L’Etat, justement ! Pour certains, il a sa responsabilité dans les problèmes que rencontre le cinéma camerounais et la fermeture progressive des sept salles que comptait la ville de Yaoundé. " En laissant mourir le Fodic, l’Etat a bien montré qu’il n’accordait pas d’importance au cinéma " lance l’un d’eux. Cyrille Masso quant à lui se dit déçu que "les pouvoirs publics laissent faire. C’est la seule salle en dehors du centre culturel français où nous avions la possibilité de montrer nos films. Maintenant nous les ferrons pour qui ? En laissant fermer l’Abbia, c’est une façon de nous pousser vers l’expatriation car nous avons besoin du public qui regarde nos films et des salles dans lesquelles nous les présenterons. C’est dommage !"
Et Bassek ba Kobhio de s’interroger : "Comment est-ce que la communauté urbaine de Yaoundé va accepter qu’aucune salle de cinéma n’existe dans sa ville ? Il y a des choses qui font une ville.

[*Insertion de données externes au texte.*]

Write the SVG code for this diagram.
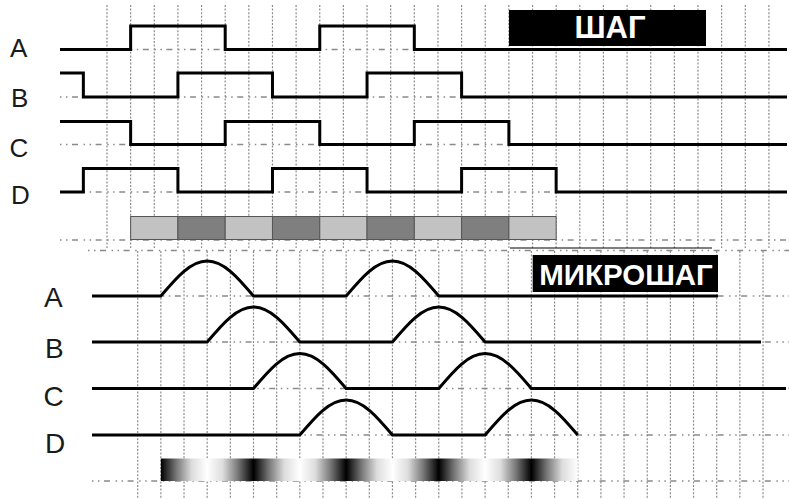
<svg xmlns="http://www.w3.org/2000/svg" width="789" height="499" viewBox="0 0 789 499">
<style>
.grid{stroke:#8c8c8c;stroke-width:1.2;stroke-dasharray:2 1.6;fill:none}
.base{stroke:#8a8a8a;stroke-width:1.3;stroke-dasharray:1.5 4.5 1.5 4.5 6 5.6;fill:none}
.wave{stroke:#000;stroke-width:3;fill:none;stroke-linejoin:miter}
.lbl{font-family:"Liberation Sans",Arial,sans-serif;font-size:26px;fill:#1a1a1a}
.lbl2{font-family:"Liberation Sans",Arial,sans-serif;font-size:28px;fill:#1a1a1a}
.tag{font-family:"Liberation Sans",Arial,sans-serif;font-weight:bold;fill:#fff;text-anchor:middle}
.lt{fill:#c2c2c2;stroke:#555;stroke-width:1}
.dk{fill:#7f7f7f;stroke:#555;stroke-width:1}
</style>
<defs>
<linearGradient id="ms" gradientUnits="userSpaceOnUse" x1="160.86" y1="0" x2="577.74" y2="0">
<stop offset="0" stop-color="#000"/>
<stop offset="0.037" stop-color="#777"/>
<stop offset="0.074" stop-color="#ddd"/>
<stop offset="0.1111" stop-color="#fff"/>
<stop offset="0.1481" stop-color="#ddd"/>
<stop offset="0.1852" stop-color="#777"/>
<stop offset="0.2222" stop-color="#000"/>
<stop offset="0.2593" stop-color="#777"/>
<stop offset="0.2963" stop-color="#ddd"/>
<stop offset="0.3333" stop-color="#fff"/>
<stop offset="0.3704" stop-color="#ddd"/>
<stop offset="0.4074" stop-color="#777"/>
<stop offset="0.4444" stop-color="#000"/>
<stop offset="0.4815" stop-color="#777"/>
<stop offset="0.5185" stop-color="#ddd"/>
<stop offset="0.5556" stop-color="#fff"/>
<stop offset="0.5926" stop-color="#ddd"/>
<stop offset="0.6296" stop-color="#777"/>
<stop offset="0.6667" stop-color="#000"/>
<stop offset="0.7037" stop-color="#777"/>
<stop offset="0.7407" stop-color="#ddd"/>
<stop offset="0.7778" stop-color="#fff"/>
<stop offset="0.8148" stop-color="#ddd"/>
<stop offset="0.8519" stop-color="#777"/>
<stop offset="0.8889" stop-color="#000"/>
<stop offset="0.9259" stop-color="#777"/>
<stop offset="0.9630" stop-color="#ddd"/>
<stop offset="1" stop-color="#fff"/>
</linearGradient>
</defs>
<rect width="789" height="499" fill="#fff"/>

<g id="grid-top">
<path class="grid" d="M107,5V248M130.64,5V248M154.28,5V248M177.92,5V248M201.56,5V248M225.2,5V248M248.84,5V248M272.48,5V248M296.12,5V248M319.76,5V248M343.4,5V248M367.04,5V248M390.68,5V248M414.32,5V248M437.96,5V248M461.6,5V248M485.24,5V248M508.88,5V248M532.52,5V248M556.16,5V248M579.8,5V248M603.44,5V248M627.08,5V248M650.72,5V248M674.36,5V248M698,5V248M721.64,5V248M745.28,5V248M768.92,5V248"/>
</g>
<g id="grid-bottom">
<path class="grid" d="M137.7,251V499M160.86,251V499M184.02,251V499M207.18,251V499M230.34,251V499M253.5,251V499M276.66,251V499M299.82,251V499M322.98,251V499M346.14,251V499M369.3,251V499M392.46,251V499M415.62,251V499M438.78,251V499M461.94,251V499M485.1,251V499M508.26,251V499M531.42,251V499M554.58,251V499M577.74,251V499M600.9,251V499M624.06,251V499M647.22,251V499M670.38,251V499M693.54,251V499M716.7,251V499M739.86,251V499M763.02,251V499"/>
</g>
<g id="baselines">
<path class="base" d="M60,49.5H789M60,97H789M60,144.5H789M60,192H789M60,240H789M88,250.5H789M92,296H789M92,342H789M92,388.5H789M92,435H789M92,481H789"/>
<line x1="510" y1="248" x2="712" y2="248" stroke="#000" stroke-width="1.2"/>
</g>

<g id="step-bar">
<rect class="lt" x="130.64" y="216.5" width="47.28" height="23"/>
<rect class="dk" x="177.92" y="216.5" width="47.28" height="23"/>
<rect class="lt" x="225.2" y="216.5" width="47.28" height="23"/>
<rect class="dk" x="272.48" y="216.5" width="47.28" height="23"/>
<rect class="lt" x="319.76" y="216.5" width="47.28" height="23"/>
<rect class="dk" x="367.04" y="216.5" width="47.28" height="23"/>
<rect class="lt" x="414.32" y="216.5" width="47.28" height="23"/>
<rect class="dk" x="461.6" y="216.5" width="47.28" height="23"/>
<rect class="lt" x="508.88" y="216.5" width="47.28" height="23"/>
</g>
<g id="microstep-bar">
<rect x="160.86" y="458.5" width="416.88" height="22.5" fill="url(#ms)"/>
</g>

<g id="connectors">
<g id="step-waves">
<path class="wave" d="M60,49.5H130.64V26H225.2V49.5H319.76V26H414.32V49.5H787"/>
<path class="wave" d="M60,73H83.36V97H177.92V73H272.48V97H367.04V73H461.6V97H787"/>
<path class="wave" d="M60,121.5H130.64V144.5H225.2V121.5H319.76V144.5H414.32V121.5H508.88V144.5H787"/>
<path class="wave" d="M60,192H83.36V168.5H177.92V192H272.48V168.5H367.04V192H461.6V168.5H556.16V192H787"/>
</g>
<g id="micro-waves">
<path class="wave" d="M92,296H160.86c15.11,-17.93 29.56,-35 46.32,-35c16.76,0 31.21,17.07 46.32,35H346.14c15.11,-17.93 29.56,-35 46.32,-35c16.76,0 31.21,17.07 46.32,35H718"/>
<path class="wave" d="M92,342H207.18c15.11,-17.93 29.56,-35 46.32,-35c16.760,0 31.21,17.07 46.32,35H392.46c15.11,-17.93 29.56,-35 46.32,-35c16.76,0 31.21,17.07 46.32,35H761"/>
<path class="wave" d="M92,388.5H253.5c15.11,-17.93 29.56,-35 46.32,-35c16.76,0 31.21,17.07 46.32,35H438.78c15.11,-17.93 29.56,-35 46.32,-35c16.76,0 31.21,17.07 46.32,35H786"/>
<path class="wave" d="M92,435H299.82c15.11,-17.93 29.56,-35 46.32,-35c16.76,0 31.21,17.07 46.32,35H485.1c15.11,-17.93 29.56,-35 46.32,-35c16.76,0 31.21,17.07 46.32,35"/>
</g>
</g>

<g id="label-step">
<rect x="509" y="10" width="197" height="36" fill="#000"/>
<text class="tag" x="610" y="37.5" font-size="31">ШАГ</text>
</g>
<g id="label-microstep">
<rect x="532.7" y="255" width="185.3" height="37" fill="#000"/>
<text class="tag" x="626" y="285" font-size="29.5">МИКРОШАГ</text>
</g>

<g id="labels-top">
<text class="lbl" x="10" y="56.5">A</text>
<text class="lbl" x="11" y="107">B</text>
<text class="lbl" x="9.5" y="157">C</text>
<text class="lbl" x="11" y="203.5">D</text>
</g>
<g id="labels-bottom">
<text class="lbl2" x="44" y="306.5">A</text>
<text class="lbl2" x="45" y="358">B</text>
<text class="lbl2" x="43.5" y="406">C</text>
<text class="lbl2" x="45" y="453">D</text>
</g>
</svg>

Une ville ce n’est pas que des routes bitumées, des espaces verts. C’est aussi des espaces de spectacles et des espaces de vie. Quand la mairie va casser au Carrefour Bastos à Yaoundé parce que dit-on la nuit ça devient un lieu au sévit le banditisme, je dis construisez pour ces jeunes des espaces culturels dans lesquels ils se retrouvent. C’est des salles de cinéma, des lieux de spectacles. C’est choses qui font qu’il y ait une activité culturelle saine qui les draine." Seulement, tout en décriant la non-implication des pouvoirs publics dans cette activité, l’on estime également que la fermeture progressive des salles (de 77 salles en 70-80 réparties dans toutes les provinces du pays, le Cameroun ne compte plus aujourd’hui que deux salles de cinéma. une à Douala (Le Wouri) ; et une à Bafoussam (L’Empire) tient au fait que les promoteurs de salles n’ont pas amélioré la politique d’accueil de leurs salles.